Does sports betting have a place in college sports?
Big Ten commissioner Jim Delany would like to see sports betting be confined to professional sports and exclude college sports and lower through federal legislation.
If college sports are included, Delany said:
“There [must] be some standardization of a framework so that college sports, high school sports, Olympic sports, those categories of sports receive some additional protection.”
As mentioned, player availability reports are one piece of the standardization puzzle.
“I’m a huge advocate,” Delany said. “I’d love to be able to see who is going to be able to play and not play. I think that creates different game-planning. It gives you a better advantage. But you’re also giving somebody an advantage, so it’s an equal playing field. I think teams have the right to know that.”
Delany said player availability has the most impact on legal sports betting outside of home-field advantage.
Not all the coaches supported Delany’s position, however. Nebraska head coach, Scott Frost said he would only provide player availability reports if forced to do so.
Player education is on the agenda
One of the newer members of the Big Ten conference, Rutgers, is located in New Jersey. It was New Jersey’s case against the NCAA and the major sports league that ultimately opened the door for legalized sports betting across the US.
Chris Ash, Rutgers’ head coach, is a proponent of education around sports betting.
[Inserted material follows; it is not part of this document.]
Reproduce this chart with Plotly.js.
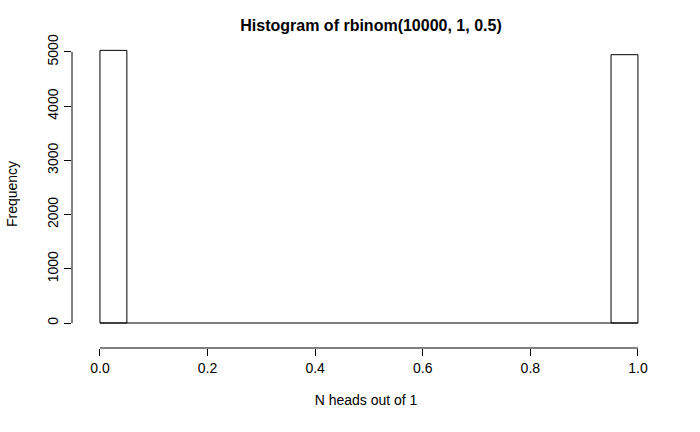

It is important to have conversations around the game fixing and point shaving to get ahead of any potential conflict. Ash said:
“It’s not only the players, but it’s your coaches, your support staff and everybody involved in the program. You have to continue to educate what are the potential pitfalls and issues that could come up surrounding it, and make sure that they make the right decisions.”
Delany is supportive of an education initiative. He also spoke about the trust required now that sports betting is on the horizon. At the end of the day, schools must trust the players to respect and understand “the importance of the integrity of the game.”